PROBLEM
Return the listing below unchanged, minus its pictures.

— START —

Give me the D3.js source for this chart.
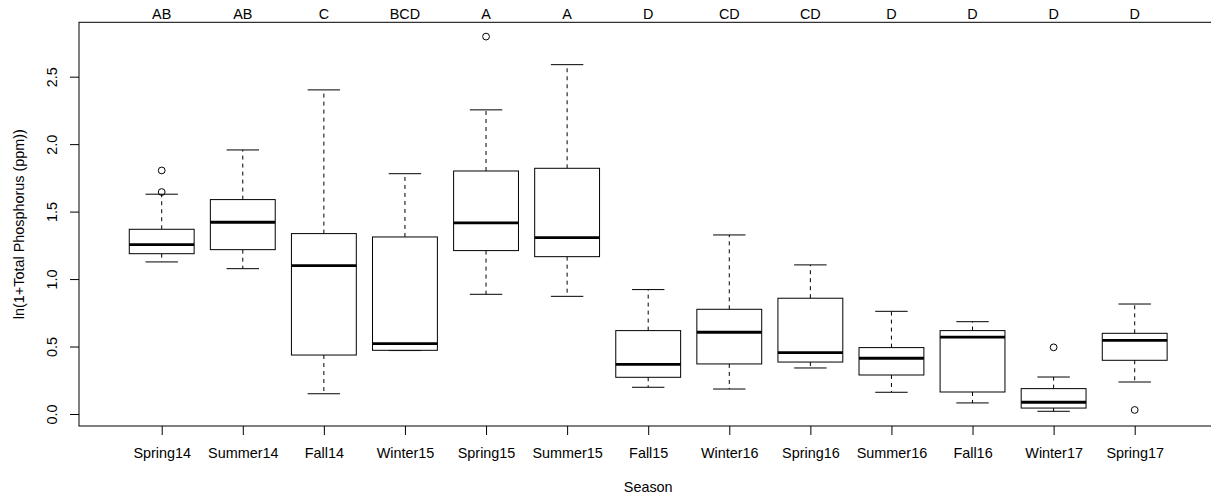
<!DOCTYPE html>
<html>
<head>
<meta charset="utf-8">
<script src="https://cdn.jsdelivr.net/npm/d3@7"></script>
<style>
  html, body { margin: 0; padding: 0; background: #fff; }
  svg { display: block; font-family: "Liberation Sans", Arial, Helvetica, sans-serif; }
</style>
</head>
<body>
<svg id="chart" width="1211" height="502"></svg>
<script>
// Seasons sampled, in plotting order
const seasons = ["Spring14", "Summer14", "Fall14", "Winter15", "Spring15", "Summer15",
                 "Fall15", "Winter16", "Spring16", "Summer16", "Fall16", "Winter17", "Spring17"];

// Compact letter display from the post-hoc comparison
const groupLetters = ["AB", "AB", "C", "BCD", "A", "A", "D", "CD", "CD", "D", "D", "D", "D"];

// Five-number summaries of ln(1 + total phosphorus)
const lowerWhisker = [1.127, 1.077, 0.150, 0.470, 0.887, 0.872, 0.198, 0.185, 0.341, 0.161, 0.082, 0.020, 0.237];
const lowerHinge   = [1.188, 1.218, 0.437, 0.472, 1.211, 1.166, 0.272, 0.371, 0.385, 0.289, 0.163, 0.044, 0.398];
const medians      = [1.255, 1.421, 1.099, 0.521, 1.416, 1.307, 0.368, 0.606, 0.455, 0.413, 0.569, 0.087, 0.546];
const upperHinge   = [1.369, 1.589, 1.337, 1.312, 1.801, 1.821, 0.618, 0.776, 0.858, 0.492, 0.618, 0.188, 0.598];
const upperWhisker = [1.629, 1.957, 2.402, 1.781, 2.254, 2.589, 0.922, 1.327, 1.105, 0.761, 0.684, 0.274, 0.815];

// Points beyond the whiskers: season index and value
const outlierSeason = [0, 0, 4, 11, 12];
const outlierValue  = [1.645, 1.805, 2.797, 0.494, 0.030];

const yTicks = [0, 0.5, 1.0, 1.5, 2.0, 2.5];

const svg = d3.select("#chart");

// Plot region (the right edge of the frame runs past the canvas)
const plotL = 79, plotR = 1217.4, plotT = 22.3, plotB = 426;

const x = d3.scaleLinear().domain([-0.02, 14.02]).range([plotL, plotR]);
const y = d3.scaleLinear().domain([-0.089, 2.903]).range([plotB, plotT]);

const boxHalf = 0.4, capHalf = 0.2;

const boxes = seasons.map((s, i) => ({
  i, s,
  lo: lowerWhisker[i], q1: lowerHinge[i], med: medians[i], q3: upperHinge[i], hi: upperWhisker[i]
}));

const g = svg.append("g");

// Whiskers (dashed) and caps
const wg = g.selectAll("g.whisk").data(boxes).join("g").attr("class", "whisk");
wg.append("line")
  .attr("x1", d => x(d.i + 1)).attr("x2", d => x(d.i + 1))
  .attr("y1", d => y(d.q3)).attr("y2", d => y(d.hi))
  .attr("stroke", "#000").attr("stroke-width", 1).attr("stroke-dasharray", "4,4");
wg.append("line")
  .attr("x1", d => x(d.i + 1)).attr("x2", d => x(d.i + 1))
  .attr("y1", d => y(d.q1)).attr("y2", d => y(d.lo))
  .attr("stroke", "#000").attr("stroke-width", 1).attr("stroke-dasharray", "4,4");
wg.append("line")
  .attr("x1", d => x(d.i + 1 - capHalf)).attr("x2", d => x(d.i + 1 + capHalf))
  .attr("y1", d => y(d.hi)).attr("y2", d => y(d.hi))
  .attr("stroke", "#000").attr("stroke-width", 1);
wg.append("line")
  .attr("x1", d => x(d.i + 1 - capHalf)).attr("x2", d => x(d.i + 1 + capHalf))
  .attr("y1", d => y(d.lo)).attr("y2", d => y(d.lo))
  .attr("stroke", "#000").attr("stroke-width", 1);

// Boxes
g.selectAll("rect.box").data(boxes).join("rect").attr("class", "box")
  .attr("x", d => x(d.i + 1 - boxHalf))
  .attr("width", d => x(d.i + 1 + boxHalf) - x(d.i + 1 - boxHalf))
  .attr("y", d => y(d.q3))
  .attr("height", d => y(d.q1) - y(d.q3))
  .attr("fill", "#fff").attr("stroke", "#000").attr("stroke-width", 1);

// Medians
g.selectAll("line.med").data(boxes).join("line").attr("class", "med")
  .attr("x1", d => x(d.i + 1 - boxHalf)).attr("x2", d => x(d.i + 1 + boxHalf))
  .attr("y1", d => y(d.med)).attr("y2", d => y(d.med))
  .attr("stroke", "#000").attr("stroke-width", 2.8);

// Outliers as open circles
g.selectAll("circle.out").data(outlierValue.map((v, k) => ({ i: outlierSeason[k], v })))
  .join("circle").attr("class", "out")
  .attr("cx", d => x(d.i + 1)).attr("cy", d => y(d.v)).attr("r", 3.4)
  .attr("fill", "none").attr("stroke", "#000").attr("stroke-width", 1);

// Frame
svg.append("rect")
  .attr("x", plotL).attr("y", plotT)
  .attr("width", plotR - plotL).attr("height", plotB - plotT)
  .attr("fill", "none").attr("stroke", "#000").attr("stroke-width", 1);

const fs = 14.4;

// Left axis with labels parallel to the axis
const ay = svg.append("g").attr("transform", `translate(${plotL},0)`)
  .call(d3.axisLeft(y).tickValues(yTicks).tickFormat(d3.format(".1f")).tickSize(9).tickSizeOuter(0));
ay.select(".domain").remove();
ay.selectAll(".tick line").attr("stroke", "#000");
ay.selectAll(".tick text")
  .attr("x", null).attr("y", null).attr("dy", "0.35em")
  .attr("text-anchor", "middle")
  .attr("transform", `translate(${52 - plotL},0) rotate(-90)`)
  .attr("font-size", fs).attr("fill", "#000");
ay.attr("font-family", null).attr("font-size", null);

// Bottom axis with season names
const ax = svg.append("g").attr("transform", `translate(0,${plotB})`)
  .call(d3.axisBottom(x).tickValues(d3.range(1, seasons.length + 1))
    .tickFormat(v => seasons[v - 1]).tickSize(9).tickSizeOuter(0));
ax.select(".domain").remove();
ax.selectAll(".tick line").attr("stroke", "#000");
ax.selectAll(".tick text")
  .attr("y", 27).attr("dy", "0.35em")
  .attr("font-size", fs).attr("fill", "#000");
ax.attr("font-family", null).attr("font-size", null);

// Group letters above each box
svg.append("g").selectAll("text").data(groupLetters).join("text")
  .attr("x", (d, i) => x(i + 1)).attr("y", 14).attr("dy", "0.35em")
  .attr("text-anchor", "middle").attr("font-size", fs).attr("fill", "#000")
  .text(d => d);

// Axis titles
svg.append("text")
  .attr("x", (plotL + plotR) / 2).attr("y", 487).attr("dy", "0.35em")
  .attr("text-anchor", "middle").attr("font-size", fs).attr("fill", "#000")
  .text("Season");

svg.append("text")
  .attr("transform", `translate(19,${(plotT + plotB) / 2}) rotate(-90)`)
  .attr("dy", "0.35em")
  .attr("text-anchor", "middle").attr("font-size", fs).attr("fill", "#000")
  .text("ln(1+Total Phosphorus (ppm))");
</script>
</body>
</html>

— END —

RESULT FOR THIS EXERCISE
Give me the D3.js source for this chart.
<!DOCTYPE html>
<html>
<head>
<meta charset="utf-8">
<script src="https://cdn.jsdelivr.net/npm/d3@7"></script>
<style>
  html, body { margin: 0; padding: 0; background: #fff; }
  svg { display: block; font-family: "Liberation Sans", Arial, Helvetica, sans-serif; }
</style>
</head>
<body>
<svg id="chart" width="1211" height="502"></svg>
<script>
// Seasons sampled, in plotting order
const seasons = ["Spring14", "Summer14", "Fall14", "Winter15", "Spring15", "Summer15",
                 "Fall15", "Winter16", "Spring16", "Summer16", "Fall16", "Winter17", "Spring17"];

// Compact letter display from the post-hoc comparison
const groupLetters = ["AB", "AB", "C", "BCD", "A", "A", "D", "CD", "CD", "D", "D", "D", "D"];

// Five-number summaries of ln(1 + total phosphorus)
const lowerWhisker = [1.127, 1.077, 0.150, 0.470, 0.887, 0.872, 0.198, 0.185, 0.341, 0.161, 0.082, 0.020, 0.237];
const lowerHinge   = [1.188, 1.218, 0.437, 0.472, 1.211, 1.166, 0.272, 0.371, 0.385, 0.289, 0.163, 0.044, 0.398];
const medians      = [1.255, 1.421, 1.099, 0.521, 1.416, 1.307, 0.368, 0.606, 0.455, 0.413, 0.569, 0.087, 0.546];
const upperHinge   = [1.369, 1.589, 1.337, 1.312, 1.801, 1.821, 0.618, 0.776, 0.858, 0.492, 0.618, 0.188, 0.598];
const upperWhisker = [1.629, 1.957, 2.402, 1.781, 2.254, 2.589, 0.922, 1.327, 1.105, 0.761, 0.684, 0.274, 0.815];

// Points beyond the whiskers: season index and value
const outlierSeason = [0, 0, 4, 11, 12];
const outlierValue  = [1.645, 1.805, 2.797, 0.494, 0.030];

const yTicks = [0, 0.5, 1.0, 1.5, 2.0, 2.5];

const svg = d3.select("#chart");

// Plot region (the right edge of the frame runs past the canvas)
const plotL = 79, plotR = 1217.4, plotT = 22.3, plotB = 426;

const x = d3.scaleLinear().domain([-0.02, 14.02]).range([plotL, plotR]);
const y = d3.scaleLinear().domain([-0.089, 2.903]).range([plotB, plotT]);

const boxHalf = 0.4, capHalf = 0.2;

const boxes = seasons.map((s, i) => ({
  i, s,
  lo: lowerWhisker[i], q1: lowerHinge[i], med: medians[i], q3: upperHinge[i], hi: upperWhisker[i]
}));

const g = svg.append("g");

// Whiskers (dashed) and caps
const wg = g.selectAll("g.whisk").data(boxes).join("g").attr("class", "whisk");
wg.append("line")
  .attr("x1", d => x(d.i + 1)).attr("x2", d => x(d.i + 1))
  .attr("y1", d => y(d.q3)).attr("y2", d => y(d.hi))
  .attr("stroke", "#000").attr("stroke-width", 1).attr("stroke-dasharray", "4,4");
wg.append("line")
  .attr("x1", d => x(d.i + 1)).attr("x2", d => x(d.i + 1))
  .attr("y1", d => y(d.q1)).attr("y2", d => y(d.lo))
  .attr("stroke", "#000").attr("stroke-width", 1).attr("stroke-dasharray", "4,4");
wg.append("line")
  .attr("x1", d => x(d.i + 1 - capHalf)).attr("x2", d => x(d.i + 1 + capHalf))
  .attr("y1", d => y(d.hi)).attr("y2", d => y(d.hi))
  .attr("stroke", "#000").attr("stroke-width", 1);
wg.append("line")
  .attr("x1", d => x(d.i + 1 - capHalf)).attr("x2", d => x(d.i + 1 + capHalf))
  .attr("y1", d => y(d.lo)).attr("y2", d => y(d.lo))
  .attr("stroke", "#000").attr("stroke-width", 1);

// Boxes
g.selectAll("rect.box").data(boxes).join("rect").attr("class", "box")
  .attr("x", d => x(d.i + 1 - boxHalf))
  .attr("width", d => x(d.i + 1 + boxHalf) - x(d.i + 1 - boxHalf))
  .attr("y", d => y(d.q3))
  .attr("height", d => y(d.q1) - y(d.q3))
  .attr("fill", "#fff").attr("stroke", "#000").attr("stroke-width", 1);

// Medians
g.selectAll("line.med").data(boxes).join("line").attr("class", "med")
  .attr("x1", d => x(d.i + 1 - boxHalf)).attr("x2", d => x(d.i + 1 + boxHalf))
  .attr("y1", d => y(d.med)).attr("y2", d => y(d.med))
  .attr("stroke", "#000").attr("stroke-width", 2.8);

// Outliers as open circles
g.selectAll("circle.out").data(outlierValue.map((v, k) => ({ i: outlierSeason[k], v })))
  .join("circle").attr("class", "out")
  .attr("cx", d => x(d.i + 1)).attr("cy", d => y(d.v)).attr("r", 3.4)
  .attr("fill", "none").attr("stroke", "#000").attr("stroke-width", 1);

// Frame
svg.append("rect")
  .attr("x", plotL).attr("y", plotT)
  .attr("width", plotR - plotL).attr("height", plotB - plotT)
  .attr("fill", "none").attr("stroke", "#000").attr("stroke-width", 1);

const fs = 14.4;

// Left axis with labels parallel to the axis
const ay = svg.append("g").attr("transform", `translate(${plotL},0)`)
  .call(d3.axisLeft(y).tickValues(yTicks).tickFormat(d3.format(".1f")).tickSize(9).tickSizeOuter(0));
ay.select(".domain").remove();
ay.selectAll(".tick line").attr("stroke", "#000");
ay.selectAll(".tick text")
  .attr("x", null).attr("y", null).attr("dy", "0.35em")
  .attr("text-anchor", "middle")
  .attr("transform", `translate(${52 - plotL},0) rotate(-90)`)
  .attr("font-size", fs).attr("fill", "#000");
ay.attr("font-family", null).attr("font-size", null);

// Bottom axis with season names
const ax = svg.append("g").attr("transform", `translate(0,${plotB})`)
  .call(d3.axisBottom(x).tickValues(d3.range(1, seasons.length + 1))
    .tickFormat(v => seasons[v - 1]).tickSize(9).tickSizeOuter(0));
ax.select(".domain").remove();
ax.selectAll(".tick line").attr("stroke", "#000");
ax.selectAll(".tick text")
  .attr("y", 27).attr("dy", "0.35em")
  .attr("font-size", fs).attr("fill", "#000");
ax.attr("font-family", null).attr("font-size", null);

// Group letters above each box
svg.append("g").selectAll("text").data(groupLetters).join("text")
  .attr("x", (d, i) => x(i + 1)).attr("y", 14).attr("dy", "0.35em")
  .attr("text-anchor", "middle").attr("font-size", fs).attr("fill", "#000")
  .text(d => d);

// Axis titles
svg.append("text")
  .attr("x", (plotL + plotR) / 2).attr("y", 487).attr("dy", "0.35em")
  .attr("text-anchor", "middle").attr("font-size", fs).attr("fill", "#000")
  .text("Season");

svg.append("text")
  .attr("transform", `translate(19,${(plotT + plotB) / 2}) rotate(-90)`)
  .attr("dy", "0.35em")
  .attr("text-anchor", "middle").attr("font-size", fs).attr("fill", "#000")
  .text("ln(1+Total Phosphorus (ppm))");
</script>
</body>
</html>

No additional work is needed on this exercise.